Recuerdo cuando era pequeña que mis abuelos solían llevarme al circo, y concretamente al Circo Price de Madrid, ciudad donde vivíamos.Muchas veces le oí contar a mi abuela que con gran sorpresa por parte de ellos estuve toda la función llorando sin parar.
Solo cuando el espectáculo había acabado, me percaté de un gran reloj colocado en la parte frontal del lugar y que aquél me entusiasmó tanto al punto de no querer irme a casa y de comenzar a llorar de nuevo porque todo el público se había ido y yo me negaba a moverme de mi sitio porque me fascinaba el movimiento de las agujas del reloj. Entonces no existían los relojes digitales.
Años después y ya adolescente, en el pueblo de la costa donde pasábamos el verano, cuando había la Feria, en grupo con mis amigas , íbamos al Circo que estaba siempre lleno hasta los bordes y donde se vivía un ambiente festivo y alegre. Lo más fascinante para mi eran siempre los trapecistas, que en aquellos tiempos solían trabajar sin red de protección y recuerdo mirábamos hasta sin respirar su increíble y difícil actuación.
No me entusiasmaba en ningún modo el espectáculo de las llamadas “fieras”, veía siempre la nostalgia de la sabana africana en los ojos de los leones y me parecía un atentado a su dignidad que les hicieran saltar a través de aros o subirse a sitio.
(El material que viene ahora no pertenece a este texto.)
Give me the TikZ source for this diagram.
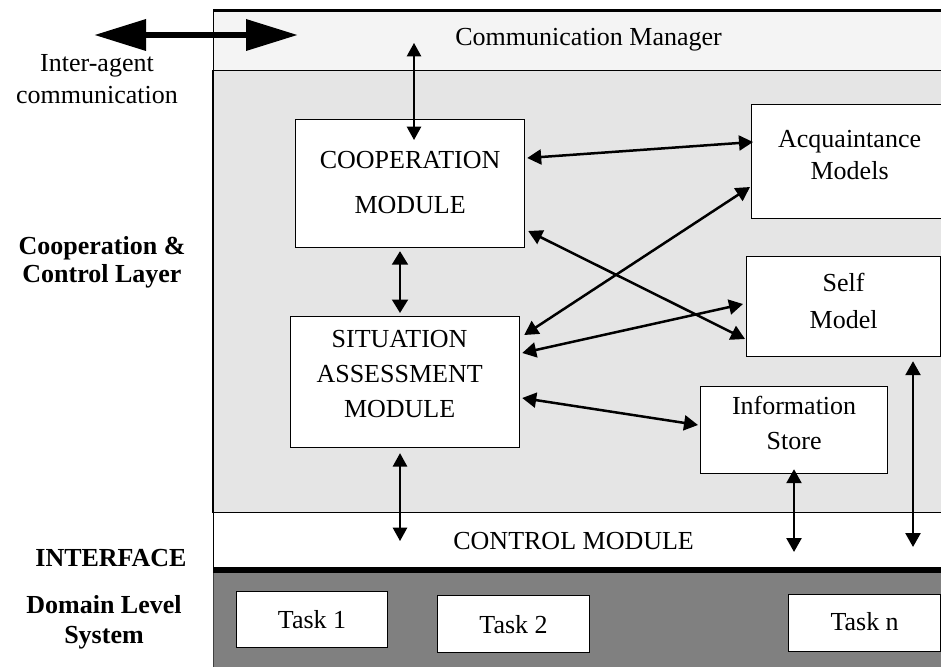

Igual tristeza me parecía encontrar en la mirada de los elefantes.
Distintos eran los caballos o perritos amaestrados que daban la idea de su milenaria convivencia con los seres humanos.
En aquella época, aunque ya no llorase como con mis abuelos en el Price, tampoco me entusiasmaba ir al Circo porque siempre me sentía melancólica cuando salía.
Por muchos años no he vuelto a ir. En la actualidad me encuentro entre aquellos que firman cartas a las autoridades para que no se permitan los animales en los circos.
La semana pasada los pequeños de la casa, ahora la abuela soy yo, pidieron de ir al Circo cuyas lonas se veían desde los balcones de casa.
Allá fuimos pues y, como siempre, fui inmersa en la sensación de pena de antaño, es decir, mucho peor.
Si antes me causaban tanta tristeza los animales, ahora idéntica tristeza me trasmitían los ojos de los “cirquenses”.
Había muy poco público y el ambiente intentaba ser animado por los músicos, pero en los ojos de todos asomaba la preocupación de sostener un negocio ya no más rentable y un espectáculo ya no perteneciente a la sociedad moderna. Siempre las mismas personas, cambiándose de vestimenta ora actuaban de trapecistas, ora de payasos, ora hacían dar vueltas a caballos muy delgados o paseaban sobre algún camello, solo los pequeños perros parecían estar animados y sin pensar al futuro.
Esa poca gente, por muy poco dinero, debían vivir cambiando constantemente lugar, montando las lonas, actuando en mil roles diferentes, haciéndose publicidad con un megáfono por la población, pasando frío en sus caravanas.
Creo que la tristeza era compartida por las personas y por los pocos animales-ya no había leones, tigres o elefantes- que vivían esa vida sin futuro, conscientes de que un día u otro, más pronto que tarde, les tocará no desdoblar las lonas e irse a las filas del paro. Me preocupan los pocos animales. Los perritos quedarán seguramente con sus dueños, mucho me temo que los otros tendrán peor final no existiendo el paro para caballos ni camellos.
En fin, volví a casa muy triste. No sé si los niños se divirtieron, pienso que ésta generación se lo pasa mejor con la Nintendo, pero a mi me asusta siempre más éste siglo XXI aunque yo no sea un camello pienso a tantos menesteres que van desapareciendo y me apena el porvenir.